Am Morgen war in Leipzig erstmals seit knapp einem Jahr wieder ein Abschiebeflug nach Afghanistan gestartet. Der aktuelle Abschiebeflug nach Kabul erfolgte mit einer Maschine von Qatar Airways. An Bord seien 81 vollziehbar ausreisepflichtigen afghanischen Männern gewesen, teilte das Bundesinnenministerium mit. Diese seien vollziehbar ausreisepflichtig und in der Vergangenheit strafrechtlich in Erscheinung getreten. "Es geht vor allem darum, dass wir Deutschland sicherer machen und dafür sorgen, dass schwere und schwerste Straftäter abgeschoben werden", hatte Dobrindt im ARD-Morgenmagazin gesagt.
"Geht dabei um schwere und schwerste Straftäter", Alexander Dobrindt, CSU, Innenminister, zum Abschiebeflug nach Afghanistan
Morgenmagazin, 18.07.2025 05:30 UhrDer Grünen-Bundestagsabgeordnete Anton Hofreiter kritisierte die Kontakte zwischen der Bundesregierung und der militant-islamistischen Taliban-Regierung in Afghanistan. In Afghanistan regierten "islamistische Terroristen", und Gespräche mit ihnen bedeuteten eine "massive Aufwertung von islamistischem Terror". Zwar könne es "erstmal richtig sein", Straftäter des Landes zu verweisen. Es könne aber auch "noch sicherer sein, wenn so jemand im Gefängnis" sitze, sagte Hofreiter.
Merz: Diplomatische Taliban-Anerkennung kann es nicht geben
Kanzler Friedrich Merz widersprach dem Eindruck, die Bundesregierung bereite eine förmliche Anerkennung der islamistischen Taliban vor. "Eine diplomatische Anerkennung des Taliban-Regimes steht überhaupt nicht zur Entscheidung an. So etwas kann es gar nicht geben", sagte der CDU-Vorsitzende in seiner ersten Sommer-Pressekonferenz als Regierungschef. Es habe lediglich sogenannte technische Kontakte unter Einbeziehung des Golfemirats Katar zur Vorbereitung der Abschiebung gegeben.

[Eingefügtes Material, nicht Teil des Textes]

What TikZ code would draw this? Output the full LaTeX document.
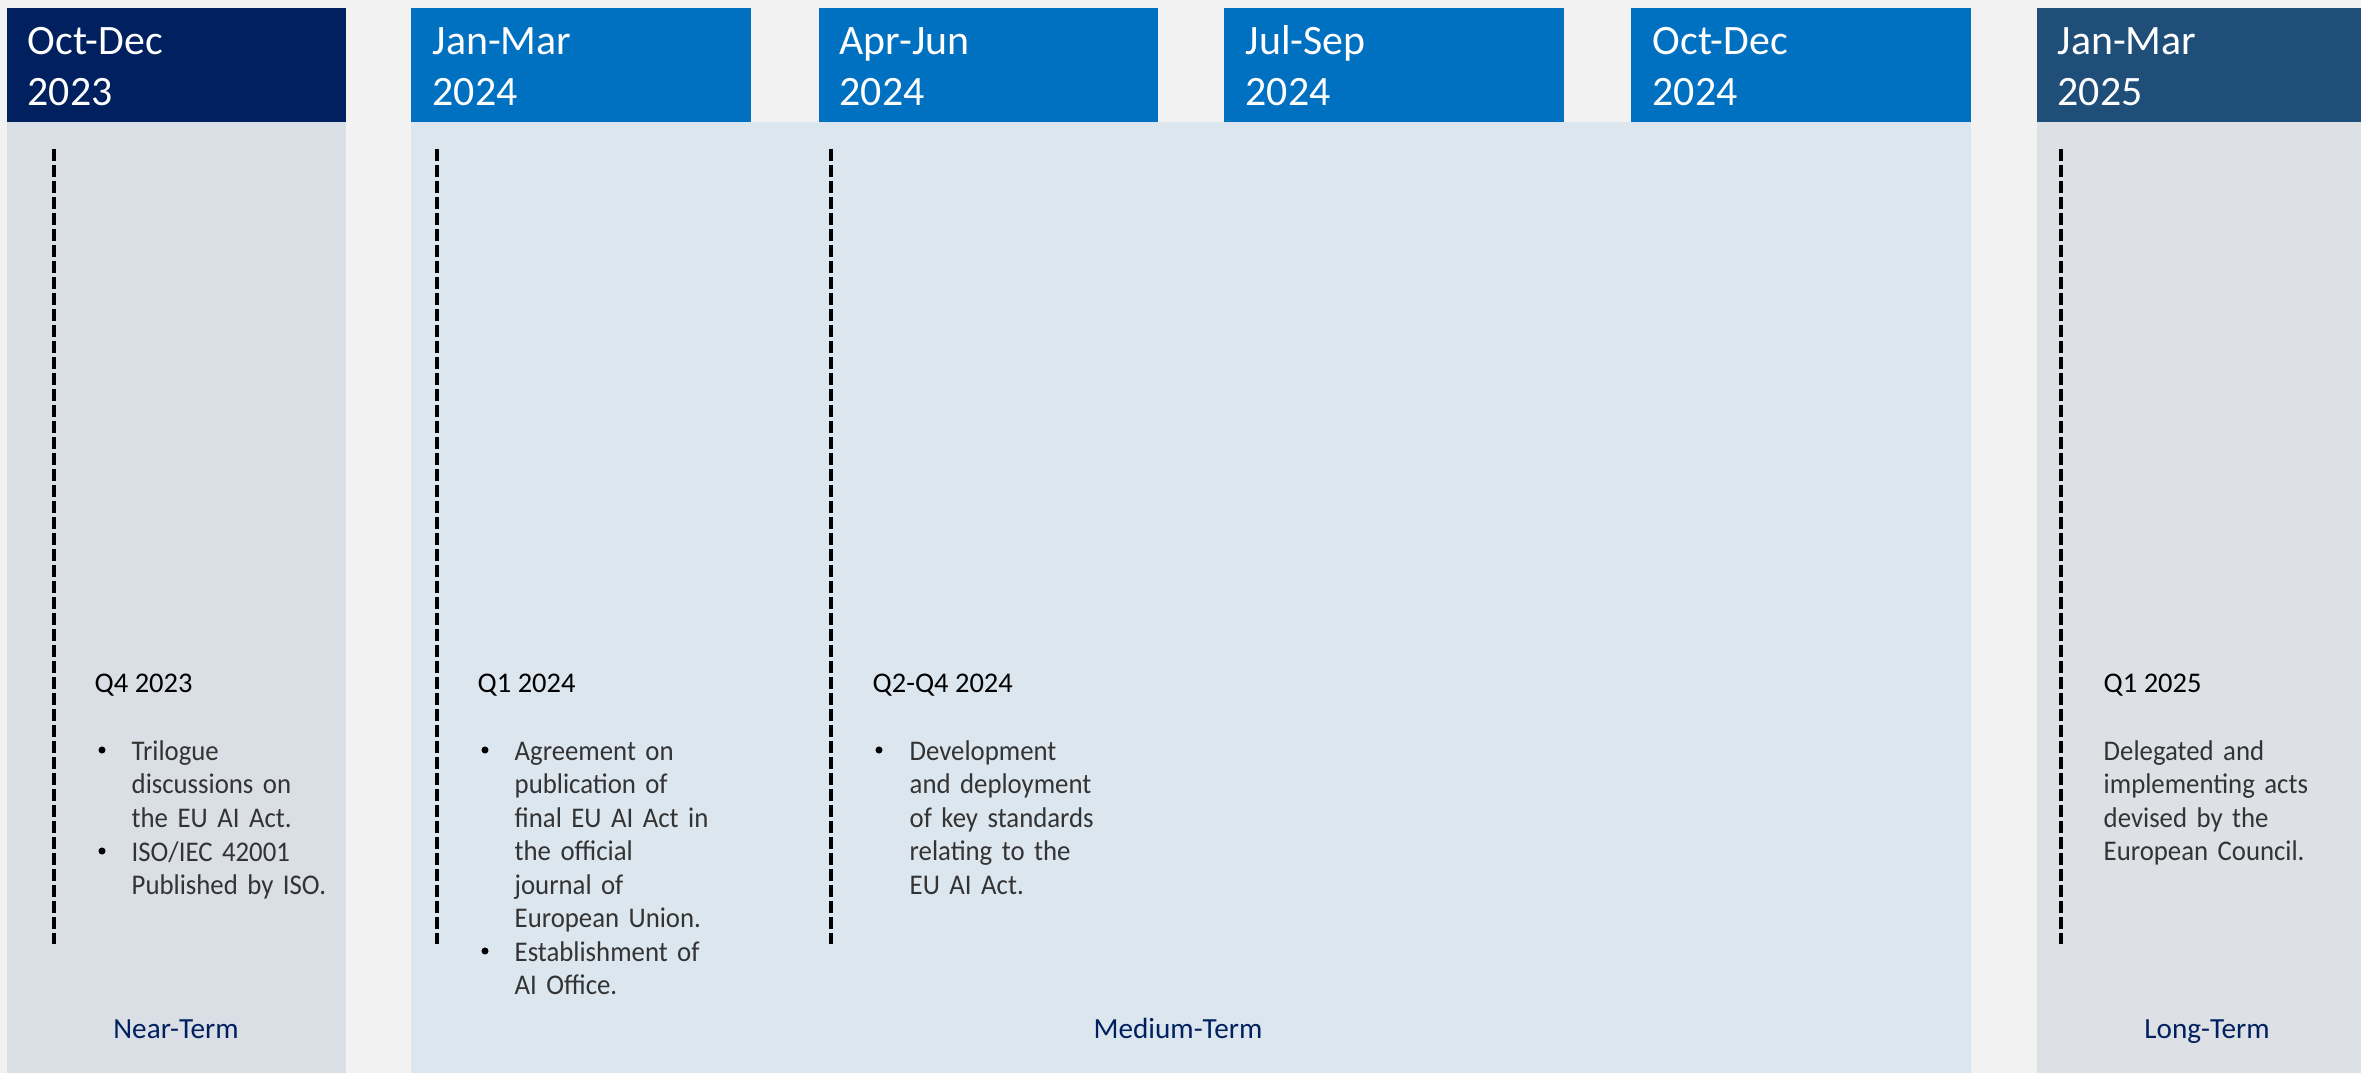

Die Verhandlungen über den Flug, der am Morgen Richtung Kabul gestartet war, seien über viele Wochen von mehreren Teilen der Bundesregierung geführt worden, sagte Merz. Deutschland erkenne die De-facto-Regierung in Afghanistan nicht an, habe aber die diplomatischen Beziehungen zu dem Land nie abgebrochen. Da es diplomatische Beziehungen zwischen Staaten und nicht zwischen Regierungen gebe, habe es eine Möglichkeit gegeben, Gespräche zu führen, fügte er hinzu. Bis auf Weiteres werde es bei "technischen Abstimmungen" bleiben.
Dank an Katar
Ausdrücklich dankte Merz dem Emir von Katar. Dessen Regierung habe eine wichtige Rolle auch bei diesem Abschiebeflug gespielt. Zuvor hatten sich auch die Taliban zu der Abschiebung geäußert. Nach "detaillierten Gesprächen" mit der Bundesrepublik Deutschland seien Dokumente für die Abgeschobenen ausgestellt worden, erklärte ein Sprecher des afghanischen Außenministeriums auf der Internetplattform X . Er dankte zugleich Katar für die Vermittlung.

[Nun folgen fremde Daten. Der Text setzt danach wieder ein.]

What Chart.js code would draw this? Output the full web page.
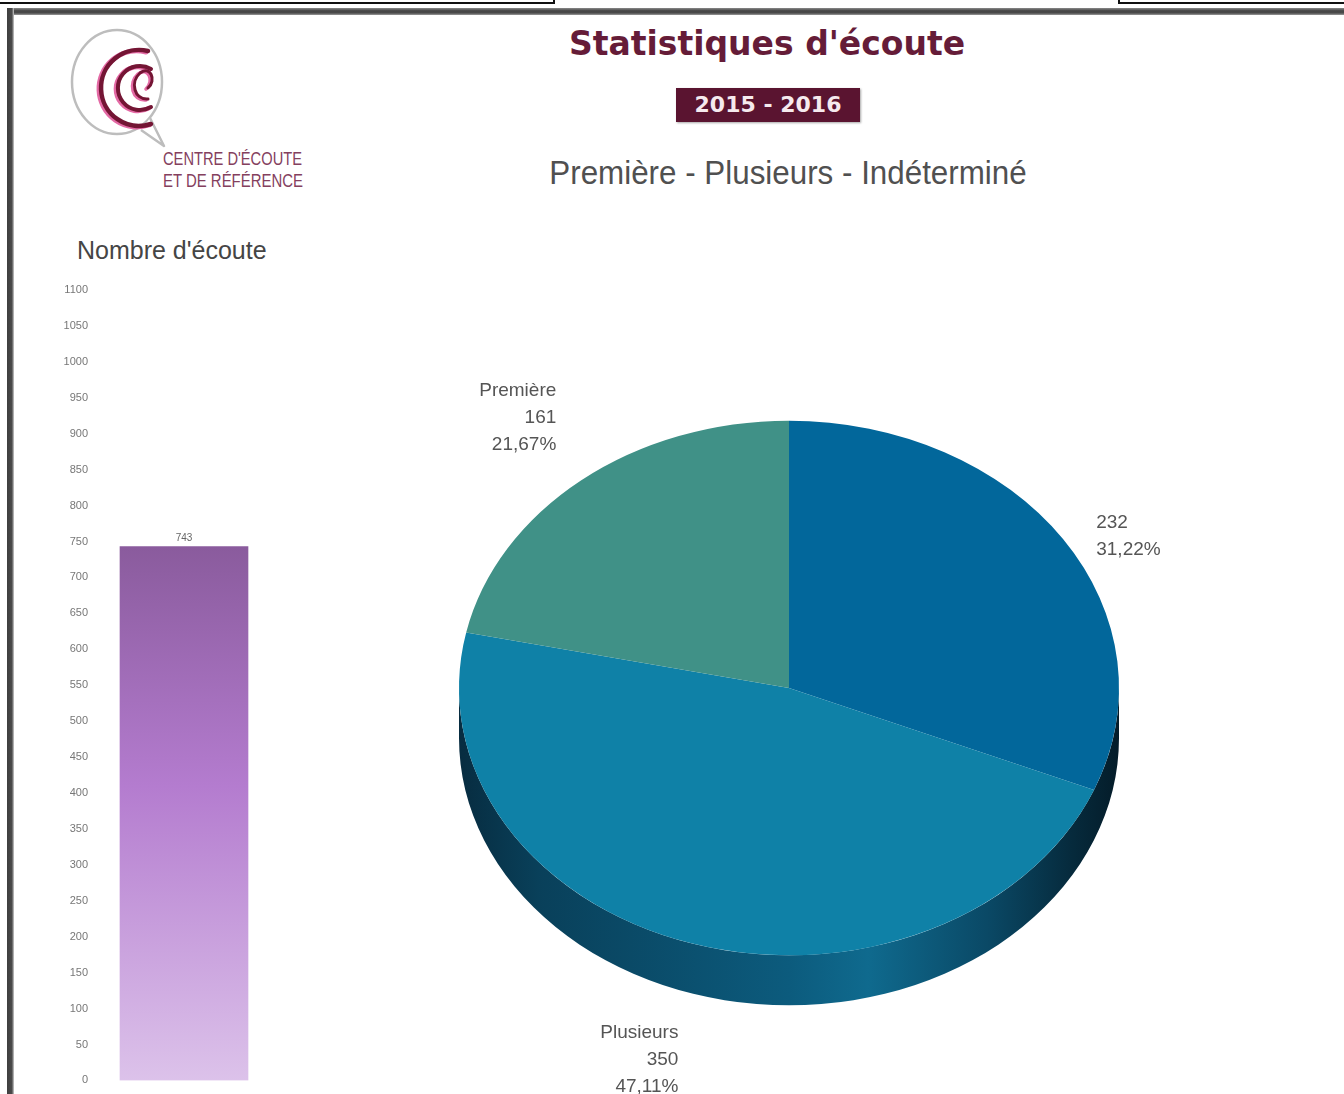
<!DOCTYPE html>
<html lang="fr">
  <head>
    <meta charset="UTF-8" />
    <title>Statistiques d'écoute</title>
    <script src="https://cdn.jsdelivr.net/npm/chart.js"></script>
    <style>
      html, body { margin: 0; padding: 0; background: #fff; }
      body { width: 1344px; height: 1094px; position: relative; overflow: hidden; font-family: "Liberation Sans", Arial, sans-serif; }
      .abs { position: absolute; }
      #titre { left: 767px; top: 25px; transform: translateX(-50%); white-space: nowrap;
        font: bold 33px "DejaVu Sans", Verdana, sans-serif; color: #651c38; line-height: 38px; }
      #annee { left: 676px; top: 88px; width: 184px; height: 34px; background: #5a1430;
        color: #f6eaee; font: bold 22px "DejaVu Sans", Verdana, sans-serif; line-height: 34px; text-align: center;
        box-shadow: 1px 1px 2px rgba(0,0,0,0.35); }
      #sousTitre { left: 788px; top: 153px; transform: translateX(-50%) scaleX(0.95); white-space: nowrap;
        font-size: 33px; color: #505050; line-height: 40px; }
      #nombre { left: 77px; top: 235px; font-size: 25px; color: #454545; line-height: 30px; white-space: nowrap; }
      #barres { left: 40px; top: 270px; }
      #camembert { left: 380px; top: 340px; }
    </style>
  </head>
  <body>
    <!-- cadre de la page -->
    <div class="abs" style="left:0;top:0;width:553px;height:2px;border-right:2px solid #111;border-bottom:2px solid #111;"></div>
    <div class="abs" style="left:1118px;top:0;width:226px;height:2px;border-left:2px solid #111;border-bottom:2px solid #111;"></div>
    <div class="abs" style="left:7px;top:8px;width:1337px;height:7px;background:linear-gradient(#8a8a8a,#454545 40%,#4a4a4a 70%,#9a9a9a);"></div>
    <div class="abs" style="left:7px;top:8px;width:7px;height:1086px;background:linear-gradient(90deg,#3f3f3f,#4a4a4a 70%,#cfcfcf);"></div>

    <!-- logo -->
    <svg class="abs" style="left:0;top:0" width="330" height="230" viewBox="0 0 330 230">
      <ellipse cx="117" cy="82" rx="45" ry="52" fill="none" stroke="#bdbdbd" stroke-width="2.5" />
      <path d="M 150 118 L 164 146 L 141 130" fill="#fff" stroke="#bdbdbd" stroke-width="2.5" stroke-linejoin="round" />
      <g fill="none" stroke-linecap="round" transform="translate(-2,1)">
        <path d="M 148 51 A 38 38 0 1 0 151 124" stroke="#e46aa5" stroke-width="5" />
        <path d="M 151 69 A 22 22 0 1 0 151 107" stroke="#e46aa5" stroke-width="4.5" />
        <path d="M 148 99 C 134 100, 130 82, 140 73 C 150 65, 157 80, 148 88" stroke="#e46aa5" stroke-width="3.5" />
      </g>
      <g fill="none" stroke-linecap="round">
        <path d="M 148 51 A 38 38 0 1 0 151 124" stroke="#741534" stroke-width="4.5" />
        <path d="M 151 69 A 22 22 0 1 0 151 107" stroke="#741534" stroke-width="4" />
        <path d="M 148 99 C 134 100, 130 82, 140 73 C 150 65, 157 80, 148 88" stroke="#741534" stroke-width="3" />
      </g>
      <text x="163" y="165" font-family="Liberation Sans" font-size="18" fill="#84405e" textLength="139" lengthAdjust="spacingAndGlyphs">CENTRE D'ÉCOUTE</text>
      <text x="163" y="187" font-family="Liberation Sans" font-size="18" fill="#84405e" textLength="140" lengthAdjust="spacingAndGlyphs">ET DE RÉFÉRENCE</text>
    </svg>

    <div id="titre" class="abs">Statistiques d'écoute</div>
    <div id="annee" class="abs">2015 - 2016</div>
    <div id="sousTitre" class="abs">Première - Plusieurs - Indéterminé</div>
    <div id="nombre" class="abs">Nombre d'écoute</div>

    <canvas id="barres" class="abs" width="240" height="827"></canvas>
    <canvas id="camembert" class="abs" width="820" height="754"></canvas>

    <script>
      // nombre total d'écoutes
      const barCategories = ["Total"];
      const barValues = [743];
      const barTicks = { min: 0, max: 1100, step: 50 };

      // répartition : dans l'ordre des parts, à partir de midi, sens horaire
      const sliceNames = ["Indéterminé", "Plusieurs", "Première"];
      const sliceValues = [232, 350, 161];
      const sliceColors = ["#02679b", "#0f81a7", "#409187"];

      // valeur écrite au-dessus de la barre
      const barValueLabel = {
        id: "barValueLabel",
        afterDatasetsDraw(chart) {
          const ctx = chart.ctx;
          const meta = chart.getDatasetMeta(0);
          ctx.save();
          ctx.font = "10px 'Liberation Sans'";
          ctx.fillStyle = "#666";
          ctx.textAlign = "center";
          ctx.textBaseline = "bottom";
          meta.data.forEach((bar, i) => {
            ctx.fillText(String(chart.data.datasets[0].data[i]), bar.x, bar.y - 3);
          });
          ctx.restore();
        },
      };

      new Chart(document.getElementById("barres"), {
        type: "bar",
        data: {
          labels: barCategories,
          datasets: [
            {
              data: barValues,
              barThickness: 128,
              borderWidth: 0,
              backgroundColor(c) {
                const chart = c.chart;
                const area = chart.chartArea;
                if (!area) return "#a878c4";
                const top = chart.scales.y.getPixelForValue(barValues[0]);
                const g = chart.ctx.createLinearGradient(0, top, 0, area.bottom);
                g.addColorStop(0, "#8a5b9d");
                g.addColorStop(0.45, "#b47ccf");
                g.addColorStop(1, "#dcc2ea");
                return g;
              },
            },
          ],
        },
        options: {
          responsive: false,
          animation: false,
          layout: { padding: { top: 20, bottom: 0, right: 10 } },
          plugins: { legend: { display: false }, tooltip: { enabled: false } },
          scales: {
            x: { display: false },
            y: {
              min: barTicks.min,
              max: barTicks.max,
              afterFit(scale) {
                scale.width = 58;
              },
              grid: { display: false, drawTicks: false },
              border: { display: false },
              ticks: {
                stepSize: barTicks.step,
                autoSkip: false,
                padding: 10,
                color: "#777",
                font: { family: "'Liberation Sans'", size: 11 },
                callback: (v) => String(v),
              },
            },
          },
        },
        plugins: [barValueLabel],
      });

      // camembert incliné : tranche sombre dessous, puis écrasement vertical des parts
      const pie3d = {
        id: "pie3d",
        beforeDatasetsDraw(chart, args, opts) {
          const arc = chart.getDatasetMeta(0).data[0];
          const { x, y, outerRadius: r } = arc;
          const ctx = chart.ctx;
          const ry = r * opts.tilt;
          ctx.save();
          const g = ctx.createLinearGradient(x - r, 0, x + r, 0);
          g.addColorStop(0, "#072c40");
          g.addColorStop(0.12, "#09405a");
          g.addColorStop(0.5, "#0c5b7d");
          g.addColorStop(0.62, "#0f6a8e");
          g.addColorStop(0.8, "#0a4966");
          g.addColorStop(0.93, "#062a3c");
          g.addColorStop(1, "#041c29");
          ctx.fillStyle = g;
          ctx.beginPath();
          ctx.ellipse(x, y, r, ry, 0, 0, Math.PI);
          ctx.ellipse(x, y + opts.depth, r, ry, 0, Math.PI, 0, true);
          ctx.closePath();
          ctx.fill();
          ctx.restore();

          ctx.save();
          ctx.translate(0, y);
          ctx.scale(1, opts.tilt);
          ctx.translate(0, -y);
        },
        afterDatasetsDraw(chart) {
          chart.ctx.restore();
        },
      };

      // étiquettes : nom, nombre, pourcentage
      const sliceLabels = {
        id: "sliceLabels",
        afterDraw(chart, args, opts) {
          const ctx = chart.ctx;
          const meta = chart.getDatasetMeta(0);
          const values = chart.data.datasets[0].data;
          const total = values.reduce((a, b) => a + b, 0);
          const tilt = chart.options.plugins.pie3d.tilt;
          const depth = chart.options.plugins.pie3d.depth;
          ctx.save();
          ctx.font = opts.font;
          ctx.fillStyle = opts.color;
          ctx.textBaseline = "middle";
          meta.data.forEach((arc, i) => {
            const mid = (arc.startAngle + arc.endAngle) / 2;
            const ex = arc.x + arc.outerRadius * Math.cos(mid);
            let ey = arc.y + arc.outerRadius * tilt * Math.sin(mid);
            if (Math.sin(mid) > 0) ey += depth;
            const lines = [];
            if (!opts.hideName.includes(i)) lines.push(chart.data.labels[i]);
            lines.push(String(values[i]));
            lines.push(((values[i] / total) * 100).toFixed(2).replace(".", ",") + "%");
            ctx.textAlign = Math.cos(mid) < 0 ? "right" : "left";
            const n = opts.nudge[i];
            const y0 = ey + n.dy - ((lines.length - 1) * opts.lineHeight) / 2;
            lines.forEach((t, j) => ctx.fillText(t, ex + n.dx, y0 + j * opts.lineHeight));
          });
          ctx.restore();
        },
      };

      new Chart(document.getElementById("camembert"), {
        type: "pie",
        data: {
          labels: sliceNames,
          datasets: [
            {
              data: sliceValues,
              backgroundColor: sliceColors,
              borderWidth: 0,
              hoverOffset: 0,
            },
          ],
        },
        options: {
          responsive: false,
          animation: false,
          layout: { padding: { left: 79, right: 81, top: 18, bottom: 76 } },
          plugins: {
            legend: { display: false },
            tooltip: { enabled: false },
            pie3d: { tilt: 0.81, depth: 50 },
            sliceLabels: {
              font: "19px 'Liberation Sans'",
              color: "#555",
              lineHeight: 27,
              hideName: [0],
              nudge: [
                { dx: 33, dy: -3 },
                { dx: -13, dy: 66 },
                { dx: -25, dy: -63 },
              ],
            },
          },
        },
        plugins: [pie3d, sliceLabels],
      });
    </script>
  </body>
</html>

Bayerns Innenminister Joachim Herrmann (CSU) teilte mit, von 81 ausgeflogenen Afghanen kämen 15 aus bayerischen Haftanstalten. Zu den von ihnen begangenen Straftaten zählten Sexualstraftaten, Mord und Totschlagsdelikten sowie schwerere Körperverletzungs- und Eigentumsdelikte. Aus Baden-Württemberg wurden nach Angaben der dortigen Landesregierung 13 Afghanen abgeschoben, die wegen Tötungs-, Körperverletzungs- und Betäubungsmitteldelikten sowie schwerer Brandstiftung zu mehrjährigen Freiheitsstrafen verurteilt worden waren.

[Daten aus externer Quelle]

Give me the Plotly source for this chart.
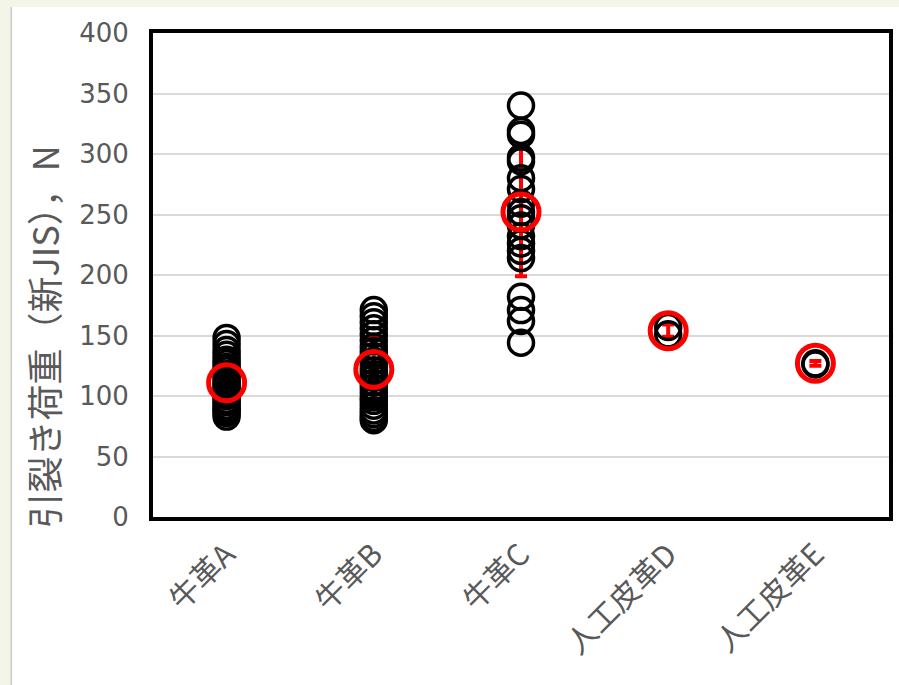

Zweiter Abschiebeflug nach Machtübernahme der Taliban 2021
Der erste Abschiebeflug seit Antritt der schwarz-roten Regierung unter Merz war unmittelbar vor Beginn eines Treffens von Bundesinnenminister Dobrindt und mehreren EU-Kollegen auf der Zugspitze gestartet, bei dem es um eine Verschärfung der EU-Asylpolitik gehen soll. Es ist der zweite Flug dieser Art nach der Machtübernahme der militant-islamistischen Taliban im August 2021. Der zuvor letzte Abschiebeflug mit Straftätern nach Afghanistan hatte noch in der Zeit der Ampelregierung im Bund im August 2024 stattgefunden.